Espansione di un cortometraggio del 2005 dello stesso regista, Foster guadagna nel gonfiaggio un cast nettamente più efficace – Toni Collette in una parte ormai collaudatissima e soprattutto Maurice Cole nei panni di Eli – e una svolta fantastica che sposta la storia nell’ambito della fiaba. Non a caso la casetta dei protagonisti confina con i Chelsea Gardens, un piccolo giardino segreto nel cuore di Londra, il padre adottivo di Eli è il proprietario di una fabbrica di giocattoli, e il protagonista, con il suo curioso abito scuro, la bombetta e la cravatta rossa, sembra un piccolo aiutante di Babbo Natale, ramo amministrazione. 

Indicato principalmente per una platea di bambini dell’età ritratta sullo schermo – dai 5 ai 10 anni al massimo -, che non abbiano già visto troppe variazioni cinematografiche su questo tema, il film sa comunque dosare le sue rivelazioni interne con gusto e senso del timing, virando solo molto lentamente verso il soprannaturale e la fiaba vera e propria, dopo essersi scavato delle solide fondamenta nell’ambito del realismo e del prodotto family in senso più convenzionale.

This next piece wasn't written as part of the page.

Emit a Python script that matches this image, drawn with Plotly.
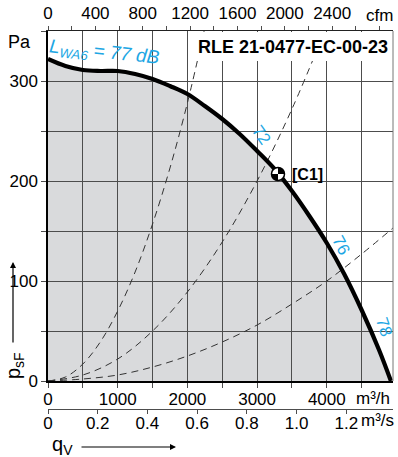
import plotly.graph_objects as go

# ---- data ----
q_curve = [0, 250, 500, 750, 1000, 1250, 1500, 1750, 2000, 2250, 2500, 2750, 3000, 3250, 3500, 3750, 4000, 4250, 4500, 4750, 4920]
p_curve = [322, 315, 311, 310, 310, 307, 302, 295, 287, 275, 262, 247, 230, 212, 190, 165, 138, 107, 71, 31, 0]

sysA_q = [0, 250, 500, 750, 1000, 1250, 1500, 1750, 2000, 2240]
sysA_p = [0, 4, 17, 39, 70, 109, 157, 213, 278, 350]
sysB_q = [0, 500, 1000, 1500, 2000, 2500, 3000, 3500, 3970]
sysB_p = [0, 6, 22, 50, 89, 139, 200, 272, 350]
sysC_q = [0, 500, 1000, 1500, 2000, 2500, 3000, 3500, 4000, 4500, 4950]
sysC_p = [0, 2, 6, 14, 25, 39, 56, 77, 100, 127, 153]

op_q = [3300]
op_p = [207]
op_label = "[C1]"

lbl_text = ["72", "76", "78"]
lbl_q = [3066, 4208, 4828]
lbl_p = [246, 136, 54]
lbl_angle = [55, 62, 72]

x_ticks = [0, 500, 1000, 1500, 2000, 2500, 3000, 3500, 4000, 4500]
x_labels = ["0", "", "1000", "", "2000", "", "3000", "", "4000", ""]
y_ticks = [0, 50, 100, 150, 200, 250, 300, 350]
y_labels = ["0", "", "100", "", "200", "", "300", ""]
cfm_ticks = [0, 200, 400, 600, 800, 1000, 1200, 1400, 1600, 1800, 2000, 2200, 2400, 2600, 2800]
cfm_labels = ["0", "", "400", "", "800", "", "1200", "", "1600", "", "2000", "", "2400", "", ""]
ms_ticks = [0, 0.2, 0.4, 0.6, 0.8, 1.0, 1.2]
ms_labels = ["0", "0.2", "0.4", "0.6", "0.8", "1.0", "1.2"]

title = "RLE 21-0477-EC-00-23"
Q_MAX = 4950
P_MAX = 350
CFM_FACTOR = 1.69901
MS_MAX = 1.388

BLUE = "#1ea7e4"
GRID = "#4d4d4d"
FILL = "#d9dadc"
FONT = "Liberation Sans, Arial, sans-serif"

W, H = 398, 457
L, R, T, B = 48, 5, 31, 48
PW, PH = W - L - R, H - T - B


def px(x):
    return (x - L) / PW


def py(y):
    return (H - B - y) / PH


fig = go.Figure()

# gray area under the fan curve (below grid lines)
path = "M 0,0 " + " ".join(f"L {q},{p}" for q, p in zip(q_curve, p_curve)) + f" L {q_curve[-1]},0 Z"
fig.add_shape(type="path", path=path, xref="x", yref="y", layer="below",
              fillcolor=FILL, line=dict(width=0))

for qs, ps in [(sysA_q, sysA_p), (sysB_q, sysB_p), (sysC_q, sysC_p)]:
    fig.add_trace(go.Scatter(x=qs, y=ps, mode="lines",
                             line=dict(color="#333333", width=1, dash="7px,5px", shape="spline"),
                             hoverinfo="skip", showlegend=False))

fig.add_trace(go.Scatter(x=q_curve, y=p_curve, mode="lines", line=dict(color="black", width=4.2, shape="spline"),
                         hoverinfo="skip", showlegend=False))

# dummy traces so the extra axes render
fig.add_trace(go.Scatter(x=[0], y=[0], xaxis="x2", yaxis="y", mode="markers", marker=dict(opacity=0),
                         hoverinfo="skip", showlegend=False))
fig.add_trace(go.Scatter(x=[0], y=[0], xaxis="x3", yaxis="y", mode="markers", marker=dict(opacity=0),
                         hoverinfo="skip", showlegend=False))

# title box
fig.add_shape(type="rect", xref="paper", yref="paper", x0=px(196), x1=px(392), y0=py(61), y1=py(32),
              fillcolor="white", line=dict(width=0), layer="above")
fig.add_annotation(text=f"<b>{title}</b>", xref="paper", yref="paper", x=px(390), y=py(47),
                   xanchor="right", yanchor="middle", showarrow=False, font=dict(size=18, color="black", family=FONT))

# right border
fig.add_shape(type="line", xref="paper", yref="paper", x0=1, x1=1, y0=py(381), y1=1,
              line=dict(color="#777777", width=1), layer="above")

# operating point marker
for q, p in zip(op_q, op_p):
    fig.add_shape(type="circle", xref="x", yref="y", xsizemode="pixel", ysizemode="pixel",
                  xanchor=q, yanchor=p, x0=-6.5, x1=6.5, y0=-6.5, y1=6.5,
                  fillcolor="white", line=dict(color="black", width=1.5), layer="above")
    fig.add_shape(type="path", xref="x", yref="y", xsizemode="pixel", ysizemode="pixel",
                  xanchor=q, yanchor=p, path="M 0,0 L 0,6.5 C 3.6,6.5 6.5,3.6 6.5,0 Z",
                  fillcolor="black", line=dict(width=0), layer="above")
    fig.add_shape(type="path", xref="x", yref="y", xsizemode="pixel", ysizemode="pixel",
                  xanchor=q, yanchor=p, path="M 0,0 L 0,-6.5 C -3.6,-6.5 -6.5,-3.6 -6.5,0 Z",
                  fillcolor="black", line=dict(width=0), layer="above")
    fig.add_annotation(text=f"<b>{op_label}</b>", x=q, y=p, xref="x", yref="y", xanchor="left",
                       yanchor="middle", xshift=12, showarrow=False, font=dict(size=16, color="black", family=FONT))

for t, q, p, a in zip(lbl_text, lbl_q, lbl_p, lbl_angle):
    fig.add_annotation(text=t, x=q, y=p, xref="x", yref="y", textangle=a, showarrow=False,
                       xanchor="center", yanchor="middle", font=dict(size=17, color=BLUE, family=FONT))

fig.add_annotation(text="<i>L<sub>WA6</sub> = 77 dB</i>", xref="paper", yref="paper", x=px(104), y=py(53),
                   xanchor="center", yanchor="middle", textangle=6, showarrow=False,
                   font=dict(size=19, color=BLUE, family=FONT))


def label(text, x, y, size=17, angle=0):
    fig.add_annotation(text=text, xref="paper", yref="paper", x=px(x), y=py(y), xanchor="center",
                       yanchor="middle", textangle=angle, showarrow=False,
                       font=dict(size=size, color="black", family=FONT))


label("Pa", 19, 42, 18)
label("cfm", 379, 15)
label("m³/h", 373, 398)
label("m³/s", 377, 421)
label("p<sub>sF</sub>", 14, 366, 20, -90)
label("q<sub>V</sub>", 62, 445, 20)

fig.add_annotation(text="", xref="paper", yref="paper", x=px(13), y=py(262), ax=0, ay=82,
                   showarrow=True, arrowhead=2, arrowsize=1, arrowwidth=1.2, arrowcolor="black")
fig.add_annotation(text="", xref="paper", yref="paper", x=px(176), y=py(447), ax=-96, ay=0,
                   showarrow=True, arrowhead=2, arrowsize=1, arrowwidth=1.2, arrowcolor="black")

tickfont = dict(size=17, color="black", family=FONT)
fig.update_layout(
    width=W, height=H, margin=dict(l=L, r=R, t=T, b=B),
    paper_bgcolor="white", plot_bgcolor="white", showlegend=False,
    xaxis=dict(range=[0, Q_MAX], tickvals=x_ticks, ticktext=x_labels, showgrid=True, gridcolor=GRID,
               gridwidth=1, ticks="outside", ticklen=5, tickcolor=GRID, showline=True, linecolor="black",
               linewidth=1.5, zeroline=False, anchor="y", tickfont=tickfont, fixedrange=True, automargin=False,
               ticklabelstandoff=-3),
    yaxis=dict(domain=[py(381), 1], range=[0, P_MAX], tickvals=y_ticks, ticktext=y_labels, showgrid=True,
               gridcolor=GRID, gridwidth=1, ticks="outside", ticklen=5, tickcolor=GRID, showline=True,
               linecolor="black", linewidth=1.5, zeroline=False, tickfont=tickfont, fixedrange=True,
               automargin=False),
    xaxis2=dict(range=[0, Q_MAX / CFM_FACTOR], overlaying="x", side="top", anchor="y", tickvals=cfm_ticks,
                ticktext=cfm_labels, showgrid=False, ticks="outside", ticklen=4, tickcolor=GRID,
                showline=True, linecolor="#222222", linewidth=1, zeroline=False, tickfont=tickfont,
                fixedrange=True, automargin=False),
    xaxis3=dict(range=[0, MS_MAX], overlaying="x", side="bottom", anchor="free", position=0, tickvals=ms_ticks,
                ticktext=ms_labels, showgrid=False, ticks="outside", ticklen=4, tickcolor=GRID,
                showline=True, linecolor=GRID, linewidth=1, zeroline=False, tickfont=tickfont, fixedrange=True,
                automargin=False, ticklabelstandoff=-5),
)

fig.write_html("out.html", config={"displayModeBar": False},
               post_script="document.body.style.margin='0';")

Più che nel ritratto affascinante e divertente del piccolo grande uomo, impegnato a procurare la felicità altrui prima che la propria, Foster è sorprendentemente ben scritto là dove affronta le grandi questioni e le più delicate, come il senso della morte, specie quando riguarda un bambino. Senza retorica alcuna ma anche senza glissare, come invece spesso avviene, il film risponde alle domande che mette in scena, dando al pubblico infantile in sala le certezze di cui ha bisogno per uscire dall’angoscia. 

Sentimentale senza risultare strappalacrime, il film di Jonathan Newman è una bella favola natalizia contemporanea che le distribuzioni italiane dovrebbero fare a gara per assicurarsi.